[pavlossemelides]

I've been reading up on wall functions in turbulent CFD and all explanations I've seen state, in one way or another, that wall-functions are needed to rectify the near-wall flow behavior when our y+ lies outside the laminar sublayer. My question is: can I run a simulation without using wall functions and with a y+ outside the laminar sublayer if I don't care about near-wall flow behavior? Let's say that I just care about the velocity and pressure profiles in the main flow (outside the boundary layer). Thanks in advance.

[sbaffini]

Nope, you indeed need to use wall functions when you don't care for the near wall behavior (yet you expect it to kind of obey to the wall function prescription) in order for the wall error to not pollute the main flow.

To see why, consider that when you have wall functions your wall stress can be balanced with a velocity profile that is nearly flat, almost inviscid for very high Re. A regular no slip bc would inevitably force the near wall velocity profile to linearly go to 0. The result would be an artificially enlarged boundary layer and a much larger bulk velocity to preserve the mass flow.

[pavlossemelides]

Thanks for your reply. So just to see if I interpret the following statement correctly

Quote:

Originally Posted by sbaffini

To see why, consider that when you have wall functions your wall stress can be balanced with a velocity profile that is nearly flat, almost inviscid for very high Re.

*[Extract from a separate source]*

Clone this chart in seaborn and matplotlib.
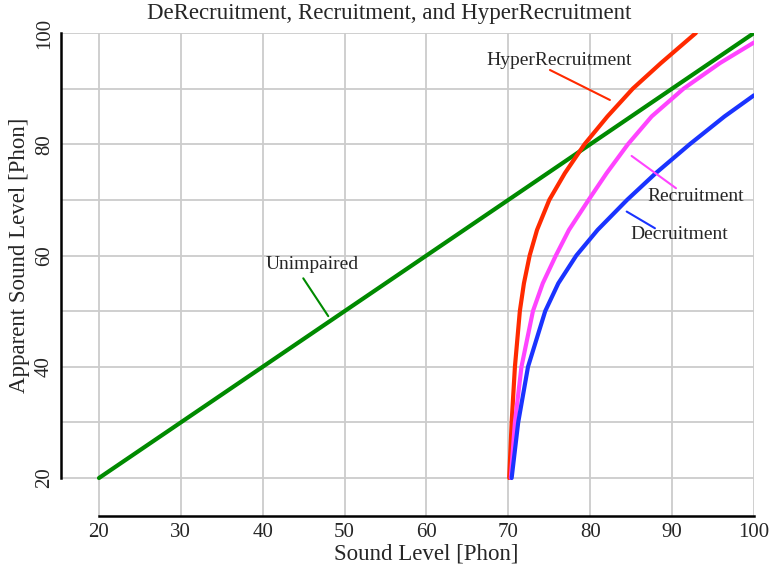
import matplotlib
matplotlib.use("Agg")
import matplotlib.pyplot as plt
import seaborn as sns
import pandas as pd

# valores (Phon)
unimp_x = [20, 40, 60, 80, 100]
unimp_y = [20, 40, 60, 80, 100]

hyper_x = [70.1, 70.4, 70.8, 71.4, 71.9, 72.6, 73.5, 75.0, 76.9, 79.3, 82.1, 85.2, 88.6, 92.9]
hyper_y = [20, 30, 40, 50, 55, 60, 64.6, 70, 74.8, 80, 85, 90, 94.55, 100]

recr_x = [70.3, 70.8, 71.6, 73.0, 74.2, 75.8, 77.4, 79.8, 82.0, 84.6, 87.5, 91.4, 95.85, 100]
recr_y = [20, 30, 40, 50, 55, 60, 64.6, 70, 74.8, 80, 85, 90, 94.6, 98.3]

decr_x = [70.4, 71.2, 72.4, 74.5, 76.1, 78.3, 80.9, 84.5, 88.0, 92.15, 96.4, 100]
decr_y = [20, 30, 40, 50, 55, 60, 64.6, 70, 74.8, 80, 85, 88.8]

x_ticks = [20, 30, 40, 50, 60, 70, 80, 90, 100]
y_ticks = [20, 40, 60, 80, 100]
y_minor = [30, 50, 70, 90]

sns.set_style("white")
plt.rcParams['font.family'] = ['Liberation Serif', 'DejaVu Serif']

fig = plt.figure(figsize=(7.74, 5.69), dpi=100)
ax = fig.add_axes([61/774, 53/569, 693/774, 483/569])

curvas = [
    (unimp_x, unimp_y, "#008a00"),
    (hyper_x, hyper_y, "#ff2a00"),
    (recr_x, recr_y, "#ff44ff"),
    (decr_x, decr_y, "#1a33ff"),
]
for xs, ys, col in curvas:
    d = pd.DataFrame({"x": xs, "y": ys})
    sns.lineplot(data=d, x="x", y="y", ax=ax, color=col, linewidth=3.0,
                 sort=False, estimator=None, zorder=3)

ax.set_xlim(15.36, 100)
ax.set_ylim(13.17, 100)
ax.set_xticks(x_ticks)
ax.set_yticks(y_ticks)
ax.set_yticks(y_minor, minor=True)
ax.grid(True, which="both", color="#cccccc", linewidth=1.3, zorder=0)
ax.tick_params(axis="both", which="major", length=3, width=1.2, color="black",
               labelsize=15, pad=2)
ax.tick_params(axis="y", which="minor", length=0)
for lab in ax.get_yticklabels():
    lab.set_rotation(90)
    lab.set_va("center")

for s in ["top", "right"]:
    ax.spines[s].set_visible(False)
ax.spines["left"].set_bounds(20, 100)
ax.spines["bottom"].set_bounds(20, 100)
for s in ["left", "bottom"]:
    ax.spines[s].set_linewidth(1.8)
    ax.spines[s].set_color("black")

ax.set_xlabel("Sound Level [Phon]", fontsize=16.5)
ax.set_ylabel("Apparent Sound Level [Phon]", fontsize=16.5)
ax.xaxis.set_label_coords((60 - 15.36) / 84.64, -0.057)
ax.yaxis.set_label_coords(-0.045, (60 - 13.17) / 86.83)
ax.set_title("DeRecruitment, Recruitment, and HyperRecruitment", fontsize=16.5,
             pad=10, x=(389 - 61) / 693)

# etiquetas con lineas
etiquetas = [
    ("HyperRecruitment", (76.2, 95.1), [(75.08, 93.35), (82.4, 87.96)], "#ff2a00"),
    ("Recruitment", (92.85, 70.6), [(85.05, 77.9), (90.47, 72.1)], "#ff44ff"),
    ("Decruitment", (90.85, 63.7), [(84.45, 67.9), (87.9, 64.9)], "#1a33ff"),
    ("Unimpaired", (46.0, 58.3), [(44.95, 55.9), (48.0, 49.1)], "#008a00"),
]
for txt, pos, seg, col in etiquetas:
    ax.text(pos[0], pos[1], txt, fontsize=14, ha="center", va="center", zorder=4)
    ax.plot([seg[0][0], seg[1][0]], [seg[0][1], seg[1][1]], color=col,
            linewidth=1.5, zorder=4)

fig.savefig("out.png", dpi=100)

A wall function imposes a large velocity gradient at the wall (as expected in turbulent flow), whereas if there was no wall function the arising CFD solution would give a much smaller velocity gradient at the wall resulting in a much larger boundary layer? Would the boundary layer with no wall functions be akin to a laminar one?

[sbaffini]

Yes, but I would not use the term "impose". A more correct one is "sustain".

You have to think of wall functions as just more elaborate interpolations than the simple linear one used in general. Now, for a given velocity at a given distance, a wall function interpolation to the wall is such that, for turbulent cases, will give a much larger wall derivative than the corresponding linear interpolation. That is, the wall function interpolation for turbulent cases is always more flat toward the wall than the laminar one.

The result of this difference is that, if the wall function interpolation was the correct one, the smaller wall derivative of the linear interpolation will give a smaller stress, and the flow will accelerate to reach a larger velocity that will give the correct stress.

It is in this sense that wall functions can sustain larger velocity gradients at wall. However, a solution obtained with a wall function, especially at large Re, won't show you any gradient in the solved velocity field. Actually, your solution will resemble an inviscid one, as indeed the nearest velocity to the wall can be much larger than with linear interpolation.

Of course, if the hypotheses underlying the wall function are not fullfilled, the wall function interpolation is just wrong as well, but typically still better than nothing.

[piu58]

Wall functions realize the effect that the fluid gets more viscose near the walls. This drags the flow. Without wall funktions the flow would have a much too large velocity in the near of walls, and therewith in the free stream too.